**Your task:** Skip the pictures. Transcribe the rest of the data below without changing a word.

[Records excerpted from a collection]

============

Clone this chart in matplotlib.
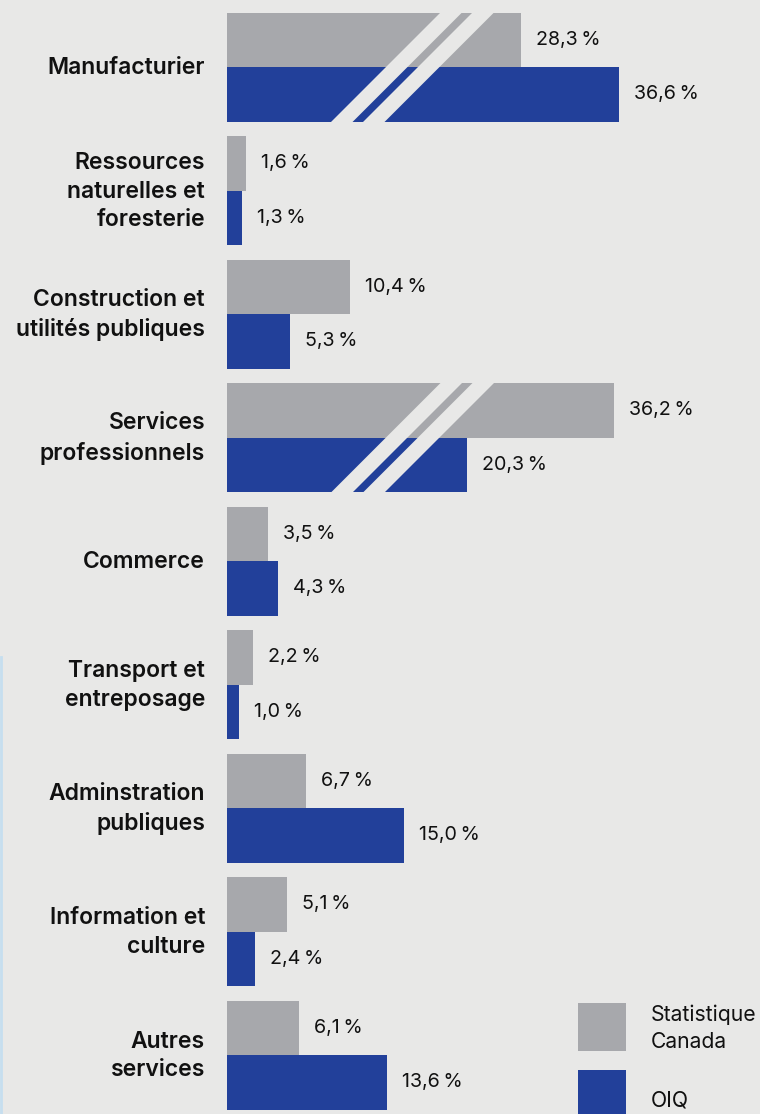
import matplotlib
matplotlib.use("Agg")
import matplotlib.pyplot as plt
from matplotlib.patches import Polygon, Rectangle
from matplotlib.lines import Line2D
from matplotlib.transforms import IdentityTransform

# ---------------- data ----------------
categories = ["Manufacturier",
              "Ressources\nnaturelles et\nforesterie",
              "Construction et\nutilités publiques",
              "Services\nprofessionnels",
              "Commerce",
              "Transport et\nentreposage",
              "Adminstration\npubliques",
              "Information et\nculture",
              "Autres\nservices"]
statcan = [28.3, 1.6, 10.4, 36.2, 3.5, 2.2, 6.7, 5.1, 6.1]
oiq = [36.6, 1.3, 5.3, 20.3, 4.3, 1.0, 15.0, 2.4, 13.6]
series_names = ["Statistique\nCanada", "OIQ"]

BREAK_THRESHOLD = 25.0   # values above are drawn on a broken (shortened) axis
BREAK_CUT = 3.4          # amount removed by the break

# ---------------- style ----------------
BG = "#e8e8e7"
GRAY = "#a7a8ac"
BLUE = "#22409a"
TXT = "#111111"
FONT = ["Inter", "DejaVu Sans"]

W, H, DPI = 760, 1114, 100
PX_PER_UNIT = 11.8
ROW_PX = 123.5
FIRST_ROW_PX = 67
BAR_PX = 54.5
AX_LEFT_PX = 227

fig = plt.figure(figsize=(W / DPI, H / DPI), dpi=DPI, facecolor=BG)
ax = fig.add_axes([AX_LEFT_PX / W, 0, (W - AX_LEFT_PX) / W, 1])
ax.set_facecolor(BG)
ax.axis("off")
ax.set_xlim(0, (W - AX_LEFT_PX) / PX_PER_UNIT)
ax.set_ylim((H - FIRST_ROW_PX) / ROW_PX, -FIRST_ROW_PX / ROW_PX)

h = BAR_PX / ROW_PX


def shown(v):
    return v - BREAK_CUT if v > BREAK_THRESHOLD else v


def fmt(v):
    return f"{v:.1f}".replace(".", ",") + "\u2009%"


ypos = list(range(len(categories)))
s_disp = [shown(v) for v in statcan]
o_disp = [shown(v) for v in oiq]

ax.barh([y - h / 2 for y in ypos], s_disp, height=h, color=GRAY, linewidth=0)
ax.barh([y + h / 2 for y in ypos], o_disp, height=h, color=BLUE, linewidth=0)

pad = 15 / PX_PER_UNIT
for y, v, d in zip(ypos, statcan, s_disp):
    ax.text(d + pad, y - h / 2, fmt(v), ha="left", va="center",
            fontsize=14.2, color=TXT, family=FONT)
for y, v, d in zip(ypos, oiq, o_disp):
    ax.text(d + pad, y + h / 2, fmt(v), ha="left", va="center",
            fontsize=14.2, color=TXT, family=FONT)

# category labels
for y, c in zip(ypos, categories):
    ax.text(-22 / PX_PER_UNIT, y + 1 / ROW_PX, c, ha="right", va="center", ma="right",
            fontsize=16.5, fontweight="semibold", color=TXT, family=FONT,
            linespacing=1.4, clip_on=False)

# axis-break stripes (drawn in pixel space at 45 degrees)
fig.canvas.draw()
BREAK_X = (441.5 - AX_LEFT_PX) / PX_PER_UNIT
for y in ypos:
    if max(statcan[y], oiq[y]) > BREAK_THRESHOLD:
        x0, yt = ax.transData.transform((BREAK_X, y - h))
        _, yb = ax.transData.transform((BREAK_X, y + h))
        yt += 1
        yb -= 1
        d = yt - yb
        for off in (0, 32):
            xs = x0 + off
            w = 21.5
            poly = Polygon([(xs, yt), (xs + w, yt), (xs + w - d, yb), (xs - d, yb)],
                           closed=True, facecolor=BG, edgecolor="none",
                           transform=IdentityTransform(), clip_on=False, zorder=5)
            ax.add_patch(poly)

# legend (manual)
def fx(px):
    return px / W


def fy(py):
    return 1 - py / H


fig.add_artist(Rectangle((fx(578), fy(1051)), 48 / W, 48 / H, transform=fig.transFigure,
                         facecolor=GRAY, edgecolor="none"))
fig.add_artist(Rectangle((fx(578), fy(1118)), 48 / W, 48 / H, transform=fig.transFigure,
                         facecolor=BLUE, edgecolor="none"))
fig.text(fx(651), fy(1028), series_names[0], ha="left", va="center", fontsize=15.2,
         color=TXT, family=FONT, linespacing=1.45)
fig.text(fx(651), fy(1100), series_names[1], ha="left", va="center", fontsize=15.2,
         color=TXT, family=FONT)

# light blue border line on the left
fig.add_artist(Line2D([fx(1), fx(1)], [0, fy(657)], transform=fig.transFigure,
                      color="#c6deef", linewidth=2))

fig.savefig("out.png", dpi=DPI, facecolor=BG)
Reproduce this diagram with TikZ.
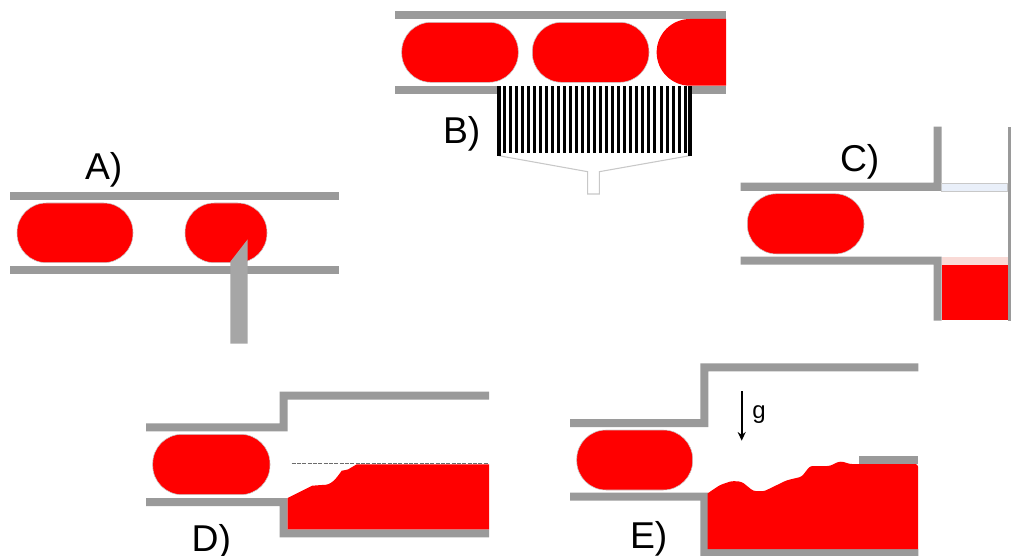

============

**Completed task:**
Clone this chart in matplotlib.
import matplotlib
matplotlib.use("Agg")
import matplotlib.pyplot as plt
from matplotlib.patches import Polygon, Rectangle
from matplotlib.lines import Line2D
from matplotlib.transforms import IdentityTransform

# ---------------- data ----------------
categories = ["Manufacturier",
              "Ressources\nnaturelles et\nforesterie",
              "Construction et\nutilités publiques",
              "Services\nprofessionnels",
              "Commerce",
              "Transport et\nentreposage",
              "Adminstration\npubliques",
              "Information et\nculture",
              "Autres\nservices"]
statcan = [28.3, 1.6, 10.4, 36.2, 3.5, 2.2, 6.7, 5.1, 6.1]
oiq = [36.6, 1.3, 5.3, 20.3, 4.3, 1.0, 15.0, 2.4, 13.6]
series_names = ["Statistique\nCanada", "OIQ"]

BREAK_THRESHOLD = 25.0   # values above are drawn on a broken (shortened) axis
BREAK_CUT = 3.4          # amount removed by the break

# ---------------- style ----------------
BG = "#e8e8e7"
GRAY = "#a7a8ac"
BLUE = "#22409a"
TXT = "#111111"
FONT = ["Inter", "DejaVu Sans"]

W, H, DPI = 760, 1114, 100
PX_PER_UNIT = 11.8
ROW_PX = 123.5
FIRST_ROW_PX = 67
BAR_PX = 54.5
AX_LEFT_PX = 227

fig = plt.figure(figsize=(W / DPI, H / DPI), dpi=DPI, facecolor=BG)
ax = fig.add_axes([AX_LEFT_PX / W, 0, (W - AX_LEFT_PX) / W, 1])
ax.set_facecolor(BG)
ax.axis("off")
ax.set_xlim(0, (W - AX_LEFT_PX) / PX_PER_UNIT)
ax.set_ylim((H - FIRST_ROW_PX) / ROW_PX, -FIRST_ROW_PX / ROW_PX)

h = BAR_PX / ROW_PX


def shown(v):
    return v - BREAK_CUT if v > BREAK_THRESHOLD else v


def fmt(v):
    return f"{v:.1f}".replace(".", ",") + "\u2009%"


ypos = list(range(len(categories)))
s_disp = [shown(v) for v in statcan]
o_disp = [shown(v) for v in oiq]

ax.barh([y - h / 2 for y in ypos], s_disp, height=h, color=GRAY, linewidth=0)
ax.barh([y + h / 2 for y in ypos], o_disp, height=h, color=BLUE, linewidth=0)

pad = 15 / PX_PER_UNIT
for y, v, d in zip(ypos, statcan, s_disp):
    ax.text(d + pad, y - h / 2, fmt(v), ha="left", va="center",
            fontsize=14.2, color=TXT, family=FONT)
for y, v, d in zip(ypos, oiq, o_disp):
    ax.text(d + pad, y + h / 2, fmt(v), ha="left", va="center",
            fontsize=14.2, color=TXT, family=FONT)

# category labels
for y, c in zip(ypos, categories):
    ax.text(-22 / PX_PER_UNIT, y + 1 / ROW_PX, c, ha="right", va="center", ma="right",
            fontsize=16.5, fontweight="semibold", color=TXT, family=FONT,
            linespacing=1.4, clip_on=False)

# axis-break stripes (drawn in pixel space at 45 degrees)
fig.canvas.draw()
BREAK_X = (441.5 - AX_LEFT_PX) / PX_PER_UNIT
for y in ypos:
    if max(statcan[y], oiq[y]) > BREAK_THRESHOLD:
        x0, yt = ax.transData.transform((BREAK_X, y - h))
        _, yb = ax.transData.transform((BREAK_X, y + h))
        yt += 1
        yb -= 1
        d = yt - yb
        for off in (0, 32):
            xs = x0 + off
            w = 21.5
            poly = Polygon([(xs, yt), (xs + w, yt), (xs + w - d, yb), (xs - d, yb)],
                           closed=True, facecolor=BG, edgecolor="none",
                           transform=IdentityTransform(), clip_on=False, zorder=5)
            ax.add_patch(poly)

# legend (manual)
def fx(px):
    return px / W


def fy(py):
    return 1 - py / H


fig.add_artist(Rectangle((fx(578), fy(1051)), 48 / W, 48 / H, transform=fig.transFigure,
                         facecolor=GRAY, edgecolor="none"))
fig.add_artist(Rectangle((fx(578), fy(1118)), 48 / W, 48 / H, transform=fig.transFigure,
                         facecolor=BLUE, edgecolor="none"))
fig.text(fx(651), fy(1028), series_names[0], ha="left", va="center", fontsize=15.2,
         color=TXT, family=FONT, linespacing=1.45)
fig.text(fx(651), fy(1100), series_names[1], ha="left", va="center", fontsize=15.2,
         color=TXT, family=FONT)

# light blue border line on the left
fig.add_artist(Line2D([fx(1), fx(1)], [0, fy(657)], transform=fig.transFigure,
                      color="#c6deef", linewidth=2))

fig.savefig("out.png", dpi=DPI, facecolor=BG)
Reproduce this diagram with TikZ.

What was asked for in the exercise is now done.